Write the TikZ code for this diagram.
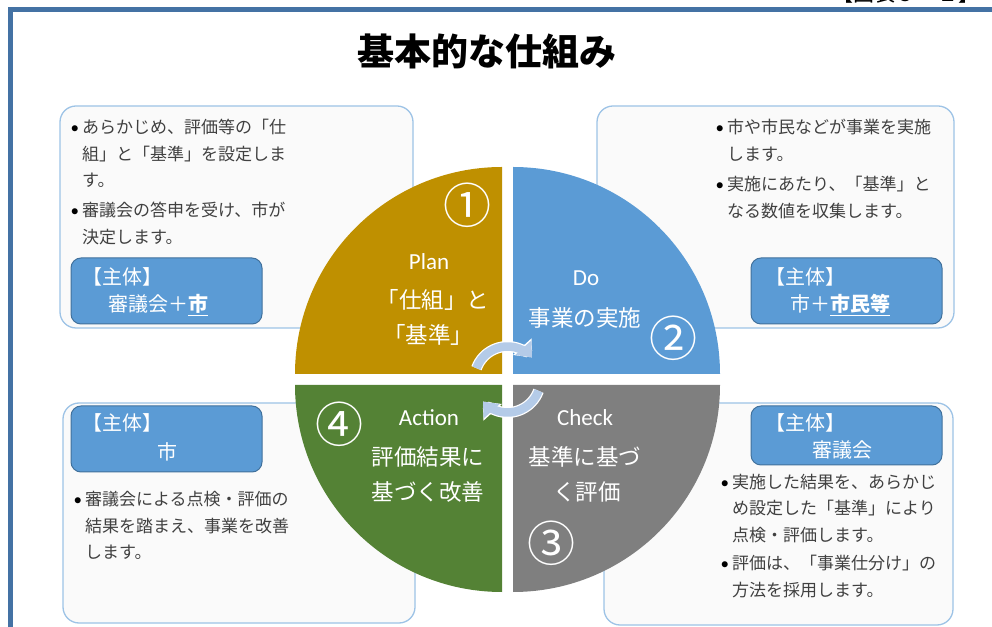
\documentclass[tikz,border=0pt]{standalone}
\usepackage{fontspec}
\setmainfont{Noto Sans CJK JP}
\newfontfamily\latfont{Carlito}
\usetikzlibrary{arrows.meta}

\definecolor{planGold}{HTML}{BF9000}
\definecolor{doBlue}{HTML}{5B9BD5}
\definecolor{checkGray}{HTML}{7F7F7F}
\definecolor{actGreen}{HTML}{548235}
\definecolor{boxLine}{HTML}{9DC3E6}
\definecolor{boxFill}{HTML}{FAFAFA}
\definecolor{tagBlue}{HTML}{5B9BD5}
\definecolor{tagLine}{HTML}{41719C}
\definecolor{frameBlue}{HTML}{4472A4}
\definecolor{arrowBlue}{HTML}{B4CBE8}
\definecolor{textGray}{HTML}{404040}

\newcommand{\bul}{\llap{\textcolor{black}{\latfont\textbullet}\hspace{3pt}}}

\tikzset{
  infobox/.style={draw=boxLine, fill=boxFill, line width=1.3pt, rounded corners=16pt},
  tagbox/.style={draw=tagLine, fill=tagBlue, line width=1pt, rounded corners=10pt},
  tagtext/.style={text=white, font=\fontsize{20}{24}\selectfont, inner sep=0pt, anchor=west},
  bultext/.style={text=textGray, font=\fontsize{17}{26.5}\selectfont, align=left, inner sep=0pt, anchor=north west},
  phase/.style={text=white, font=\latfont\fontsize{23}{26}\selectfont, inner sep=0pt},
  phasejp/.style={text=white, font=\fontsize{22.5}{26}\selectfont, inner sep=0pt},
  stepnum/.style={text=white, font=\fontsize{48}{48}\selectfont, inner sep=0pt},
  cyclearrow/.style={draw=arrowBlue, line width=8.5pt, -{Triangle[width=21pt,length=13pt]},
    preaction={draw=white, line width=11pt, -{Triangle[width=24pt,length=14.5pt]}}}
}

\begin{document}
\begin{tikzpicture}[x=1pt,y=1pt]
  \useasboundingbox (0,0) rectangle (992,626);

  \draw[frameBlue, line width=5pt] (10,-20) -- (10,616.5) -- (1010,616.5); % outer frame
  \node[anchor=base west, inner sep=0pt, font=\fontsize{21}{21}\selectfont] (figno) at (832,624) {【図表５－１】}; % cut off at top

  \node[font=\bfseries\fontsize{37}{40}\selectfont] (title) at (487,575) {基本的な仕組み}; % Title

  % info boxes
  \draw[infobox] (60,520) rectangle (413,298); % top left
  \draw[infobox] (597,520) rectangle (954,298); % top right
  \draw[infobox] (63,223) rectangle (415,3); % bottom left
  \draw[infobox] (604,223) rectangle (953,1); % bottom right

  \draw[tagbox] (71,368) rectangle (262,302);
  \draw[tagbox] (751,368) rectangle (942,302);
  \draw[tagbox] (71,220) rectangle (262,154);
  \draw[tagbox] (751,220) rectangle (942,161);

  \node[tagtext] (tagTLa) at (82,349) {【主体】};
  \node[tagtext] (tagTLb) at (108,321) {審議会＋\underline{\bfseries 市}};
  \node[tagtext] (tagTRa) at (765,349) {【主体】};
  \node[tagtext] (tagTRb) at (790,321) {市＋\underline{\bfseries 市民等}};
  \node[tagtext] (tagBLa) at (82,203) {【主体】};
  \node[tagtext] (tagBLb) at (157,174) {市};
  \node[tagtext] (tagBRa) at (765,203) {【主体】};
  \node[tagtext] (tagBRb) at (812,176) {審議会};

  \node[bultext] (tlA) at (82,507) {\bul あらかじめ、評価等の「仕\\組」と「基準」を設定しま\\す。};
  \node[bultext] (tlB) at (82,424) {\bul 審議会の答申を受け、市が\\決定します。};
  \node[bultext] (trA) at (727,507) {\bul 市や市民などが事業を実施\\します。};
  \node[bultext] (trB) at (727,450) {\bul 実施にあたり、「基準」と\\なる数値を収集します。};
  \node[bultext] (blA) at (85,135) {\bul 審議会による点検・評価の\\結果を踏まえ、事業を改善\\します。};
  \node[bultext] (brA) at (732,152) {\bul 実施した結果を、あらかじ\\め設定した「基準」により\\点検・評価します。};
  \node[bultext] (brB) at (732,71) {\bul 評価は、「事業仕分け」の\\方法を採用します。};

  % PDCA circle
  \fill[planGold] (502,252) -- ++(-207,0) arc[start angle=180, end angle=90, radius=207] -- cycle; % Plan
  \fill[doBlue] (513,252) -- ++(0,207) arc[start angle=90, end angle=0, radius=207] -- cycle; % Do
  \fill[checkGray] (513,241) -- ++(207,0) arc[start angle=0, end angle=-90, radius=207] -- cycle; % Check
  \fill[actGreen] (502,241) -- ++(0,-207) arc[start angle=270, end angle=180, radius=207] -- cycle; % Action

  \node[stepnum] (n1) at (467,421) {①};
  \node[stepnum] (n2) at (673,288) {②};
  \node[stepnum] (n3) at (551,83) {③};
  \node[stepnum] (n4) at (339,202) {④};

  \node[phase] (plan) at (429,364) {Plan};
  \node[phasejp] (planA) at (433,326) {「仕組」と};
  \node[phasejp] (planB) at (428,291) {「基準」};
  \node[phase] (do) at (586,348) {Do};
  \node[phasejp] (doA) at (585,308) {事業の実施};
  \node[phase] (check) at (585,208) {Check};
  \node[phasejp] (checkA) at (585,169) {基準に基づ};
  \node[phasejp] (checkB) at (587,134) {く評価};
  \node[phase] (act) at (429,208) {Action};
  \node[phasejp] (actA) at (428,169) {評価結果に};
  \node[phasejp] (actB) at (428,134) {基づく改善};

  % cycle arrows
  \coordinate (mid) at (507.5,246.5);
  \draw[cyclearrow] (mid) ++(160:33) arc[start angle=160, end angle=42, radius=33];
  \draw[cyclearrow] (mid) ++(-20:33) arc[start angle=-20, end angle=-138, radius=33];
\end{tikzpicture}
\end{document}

*WHAT YOU NEED TO DO*. Restate the data above exactly, stripping out each image.

*CORRECT OUTPUT*.
Write the TikZ code for this diagram.
\documentclass[tikz,border=0pt]{standalone}
\usepackage{fontspec}
\setmainfont{Noto Sans CJK JP}
\newfontfamily\latfont{Carlito}
\usetikzlibrary{arrows.meta}

\definecolor{planGold}{HTML}{BF9000}
\definecolor{doBlue}{HTML}{5B9BD5}
\definecolor{checkGray}{HTML}{7F7F7F}
\definecolor{actGreen}{HTML}{548235}
\definecolor{boxLine}{HTML}{9DC3E6}
\definecolor{boxFill}{HTML}{FAFAFA}
\definecolor{tagBlue}{HTML}{5B9BD5}
\definecolor{tagLine}{HTML}{41719C}
\definecolor{frameBlue}{HTML}{4472A4}
\definecolor{arrowBlue}{HTML}{B4CBE8}
\definecolor{textGray}{HTML}{404040}

\newcommand{\bul}{\llap{\textcolor{black}{\latfont\textbullet}\hspace{3pt}}}

\tikzset{
  infobox/.style={draw=boxLine, fill=boxFill, line width=1.3pt, rounded corners=16pt},
  tagbox/.style={draw=tagLine, fill=tagBlue, line width=1pt, rounded corners=10pt},
  tagtext/.style={text=white, font=\fontsize{20}{24}\selectfont, inner sep=0pt, anchor=west},
  bultext/.style={text=textGray, font=\fontsize{17}{26.5}\selectfont, align=left, inner sep=0pt, anchor=north west},
  phase/.style={text=white, font=\latfont\fontsize{23}{26}\selectfont, inner sep=0pt},
  phasejp/.style={text=white, font=\fontsize{22.5}{26}\selectfont, inner sep=0pt},
  stepnum/.style={text=white, font=\fontsize{48}{48}\selectfont, inner sep=0pt},
  cyclearrow/.style={draw=arrowBlue, line width=8.5pt, -{Triangle[width=21pt,length=13pt]},
    preaction={draw=white, line width=11pt, -{Triangle[width=24pt,length=14.5pt]}}}
}

\begin{document}
\begin{tikzpicture}[x=1pt,y=1pt]
  \useasboundingbox (0,0) rectangle (992,626);

  \draw[frameBlue, line width=5pt] (10,-20) -- (10,616.5) -- (1010,616.5); % outer frame
  \node[anchor=base west, inner sep=0pt, font=\fontsize{21}{21}\selectfont] (figno) at (832,624) {【図表５－１】}; % cut off at top

  \node[font=\bfseries\fontsize{37}{40}\selectfont] (title) at (487,575) {基本的な仕組み}; % Title

  % info boxes
  \draw[infobox] (60,520) rectangle (413,298); % top left
  \draw[infobox] (597,520) rectangle (954,298); % top right
  \draw[infobox] (63,223) rectangle (415,3); % bottom left
  \draw[infobox] (604,223) rectangle (953,1); % bottom right

  \draw[tagbox] (71,368) rectangle (262,302);
  \draw[tagbox] (751,368) rectangle (942,302);
  \draw[tagbox] (71,220) rectangle (262,154);
  \draw[tagbox] (751,220) rectangle (942,161);

  \node[tagtext] (tagTLa) at (82,349) {【主体】};
  \node[tagtext] (tagTLb) at (108,321) {審議会＋\underline{\bfseries 市}};
  \node[tagtext] (tagTRa) at (765,349) {【主体】};
  \node[tagtext] (tagTRb) at (790,321) {市＋\underline{\bfseries 市民等}};
  \node[tagtext] (tagBLa) at (82,203) {【主体】};
  \node[tagtext] (tagBLb) at (157,174) {市};
  \node[tagtext] (tagBRa) at (765,203) {【主体】};
  \node[tagtext] (tagBRb) at (812,176) {審議会};

  \node[bultext] (tlA) at (82,507) {\bul あらかじめ、評価等の「仕\\組」と「基準」を設定しま\\す。};
  \node[bultext] (tlB) at (82,424) {\bul 審議会の答申を受け、市が\\決定します。};
  \node[bultext] (trA) at (727,507) {\bul 市や市民などが事業を実施\\します。};
  \node[bultext] (trB) at (727,450) {\bul 実施にあたり、「基準」と\\なる数値を収集します。};
  \node[bultext] (blA) at (85,135) {\bul 審議会による点検・評価の\\結果を踏まえ、事業を改善\\します。};
  \node[bultext] (brA) at (732,152) {\bul 実施した結果を、あらかじ\\め設定した「基準」により\\点検・評価します。};
  \node[bultext] (brB) at (732,71) {\bul 評価は、「事業仕分け」の\\方法を採用します。};

  % PDCA circle
  \fill[planGold] (502,252) -- ++(-207,0) arc[start angle=180, end angle=90, radius=207] -- cycle; % Plan
  \fill[doBlue] (513,252) -- ++(0,207) arc[start angle=90, end angle=0, radius=207] -- cycle; % Do
  \fill[checkGray] (513,241) -- ++(207,0) arc[start angle=0, end angle=-90, radius=207] -- cycle; % Check
  \fill[actGreen] (502,241) -- ++(0,-207) arc[start angle=270, end angle=180, radius=207] -- cycle; % Action

  \node[stepnum] (n1) at (467,421) {①};
  \node[stepnum] (n2) at (673,288) {②};
  \node[stepnum] (n3) at (551,83) {③};
  \node[stepnum] (n4) at (339,202) {④};

  \node[phase] (plan) at (429,364) {Plan};
  \node[phasejp] (planA) at (433,326) {「仕組」と};
  \node[phasejp] (planB) at (428,291) {「基準」};
  \node[phase] (do) at (586,348) {Do};
  \node[phasejp] (doA) at (585,308) {事業の実施};
  \node[phase] (check) at (585,208) {Check};
  \node[phasejp] (checkA) at (585,169) {基準に基づ};
  \node[phasejp] (checkB) at (587,134) {く評価};
  \node[phase] (act) at (429,208) {Action};
  \node[phasejp] (actA) at (428,169) {評価結果に};
  \node[phasejp] (actB) at (428,134) {基づく改善};

  % cycle arrows
  \coordinate (mid) at (507.5,246.5);
  \draw[cyclearrow] (mid) ++(160:33) arc[start angle=160, end angle=42, radius=33];
  \draw[cyclearrow] (mid) ++(-20:33) arc[start angle=-20, end angle=-138, radius=33];
\end{tikzpicture}
\end{document}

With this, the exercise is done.